I was talking to an old Marine Corps buddy the other day. He’s a cop (patrolman) in an old New England mill town of 100,000. He’s been on a regional SWAT team in the past, though I don’t think he’s on one now. I asked him about “no knock warrants”.
In general, he said they are appropriate when drugs or a violent armed suspect(s) is involved. I asked him if there are better ways to pick someone up, like wait until they come out of the house.
“Oh, yeah”, he said, “That’s always better. Everybody comes out eventually”.
Then he told me a story. The other day he had to pick up this guy that had beaten up his girlfriend. The suspect supposedly had guns. My buddy rounded up these young cops that he works with and had trained. The young cops asked, “Shouldn’t we call SWAT?” “Nah, we don’t need them”, he replied.
Apparently, the suspect had been running his apartment lights off of an extension cord that ran out of the apartment and into the laundry room next door.
To get the suspect out of the apartment, my buddy unplugged the extension cord. When the suspect left his apartment to find out why the power went out, my buddy grabbed him, put him in an armbar, threw the suspect down the stairs, caught up with him, kneeled on his elbow and jammed a SIG into the suspect’s eye socket.

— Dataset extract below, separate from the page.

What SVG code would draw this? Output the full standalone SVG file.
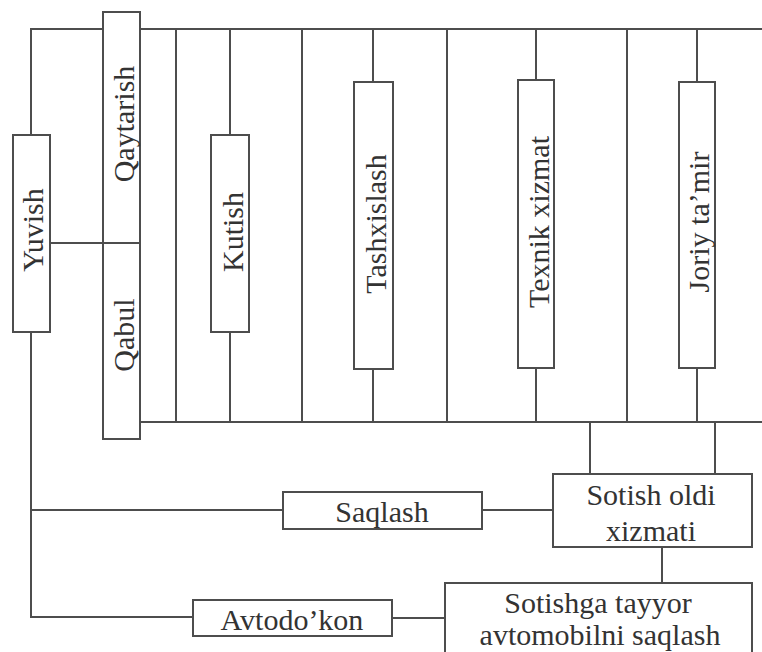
<svg xmlns="http://www.w3.org/2000/svg" width="762" height="652" viewBox="0 0 762 652">
  <style>
    .box { fill: #ffffff; stroke: #4d4d4d; stroke-width: 2; }
    .wire { fill: none; stroke: #4d4d4d; stroke-width: 2; }
    .lbl { font-size: 30px; fill: #333333; text-anchor: middle; }
  </style>
  <rect x="0" y="0" width="762" height="652" fill="#ffffff"/>

  <!-- connectors -->
  <g id="connectors" class="wire">
    <!-- top bus -->
    <path d="M31 135 V29 H103"/>
    <path d="M140 29 H762"/>
    <!-- bottom bus -->
    <path d="M140 422 H762"/>
    <!-- left trunk -->
    <path d="M31 332 V617 H193"/>
    <path d="M31 510 H283"/>
    <!-- Yuvish to Qabul / Qaytarish -->
    <path d="M50 243 H140"/>
    <!-- plain verticals between buses -->
    <path d="M176 29 V422"/>
    <path d="M302 29 V422"/>
    <path d="M447 29 V422"/>
    <path d="M627 29 V422"/>
    <!-- Kutish -->
    <path d="M230 29 V135"/>
    <path d="M230 332 V422"/>
    <!-- Tashxislash -->
    <path d="M373 29 V82"/>
    <path d="M373 369 V422"/>
    <!-- Texnik xizmat -->
    <path d="M536 29 V80"/>
    <path d="M536 368 V422"/>
    <!-- Joriy ta'mir -->
    <path d="M697 29 V82"/>
    <path d="M697 368 V422"/>
    <!-- bus to Sotish oldi xizmati -->
    <path d="M590 422 V474"/>
    <path d="M715 422 V474"/>
    <!-- Saqlash to Sotish oldi xizmati -->
    <path d="M482 510 H553"/>
    <!-- Sotish oldi xizmati to Sotishga tayyor -->
    <path d="M662 547 V583"/>
    <!-- Avtodo'kon to Sotishga tayyor -->
    <path d="M392 618 H445"/>
  </g>

  <g font-family="'Liberation Serif', 'DejaVu Serif', serif">
  <g id="yuvish">
    <rect class="box" x="13" y="135" width="37" height="197"/>
    <text class="lbl" transform="translate(43 230) rotate(-90)">Yuvish</text>
  </g>

  <g id="qabul-qaytarish">
    <rect class="box" x="103" y="12" width="37" height="427"/>
    <line class="wire" x1="103" y1="243" x2="140" y2="243"/>
    <text class="lbl" transform="translate(134 124) rotate(-90)">Qaytarish</text>
    <text class="lbl" transform="translate(134 335) rotate(-90)">Qabul</text>
  </g>

  <g id="kutish">
    <rect class="box" x="211" y="135" width="38" height="197"/>
    <text class="lbl" transform="translate(243 232) rotate(-90)">Kutish</text>
  </g>

  <g id="tashxislash">
    <rect class="box" x="354" y="82" width="39" height="287"/>
    <text class="lbl" transform="translate(386 224) rotate(-90)">Tashxislash</text>
  </g>

  <g id="texnik-xizmat">
    <rect class="box" x="518" y="80" width="36" height="288"/>
    <text class="lbl" transform="translate(549 222) rotate(-90)">Texnik xizmat</text>
  </g>

  <g id="joriy-tamir">
    <rect class="box" x="679" y="82" width="36" height="286"/>
    <text class="lbl" transform="translate(709 222) rotate(-90)">Joriy ta’mir</text>
  </g>

  <g id="saqlash">
    <rect class="box" x="283" y="492" width="199" height="37"/>
    <text class="lbl" x="382" y="522">Saqlash</text>
  </g>

  <g id="sotish-oldi-xizmati">
    <rect class="box" x="553" y="474" width="199" height="73"/>
    <text class="lbl" x="651" y="505">Sotish oldi</text>
    <text class="lbl" x="651" y="541">xizmati</text>
  </g>

  <g id="avtodokon">
    <rect class="box" x="193" y="600" width="199" height="36"/>
    <text class="lbl" x="292" y="630">Avtodo’kon</text>
  </g>

  <g id="sotishga-tayyor">
    <rect class="box" x="445" y="583" width="307" height="80"/>
    <text class="lbl" x="598" y="613">Sotishga tayyor</text>
    <text class="lbl" x="600" y="645">avtomobilni saqlash</text>
  </g>
  </g>
</svg>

After one of the young cops cuffed the suspect, he asked my buddy, “why the eye socket?”.
My buddy explained, “Because it looks better than his mouth. If anybody happens to be watching, I don’t want it to look like I’m executing him. And it doesn’t break his teeth. Plus, the eyeball won’t put the gun out of battery. It squishes. And, lastly, it has a very dramatic effect”.
I asked him if he had heard the story of 92 year old Kathryn Johnson in Atlanta. He hadn’t heard of her. I told him the story. None of it surprised him. He said, planting drugs and setting people up was how the prior chief made his name when he was with narcotics.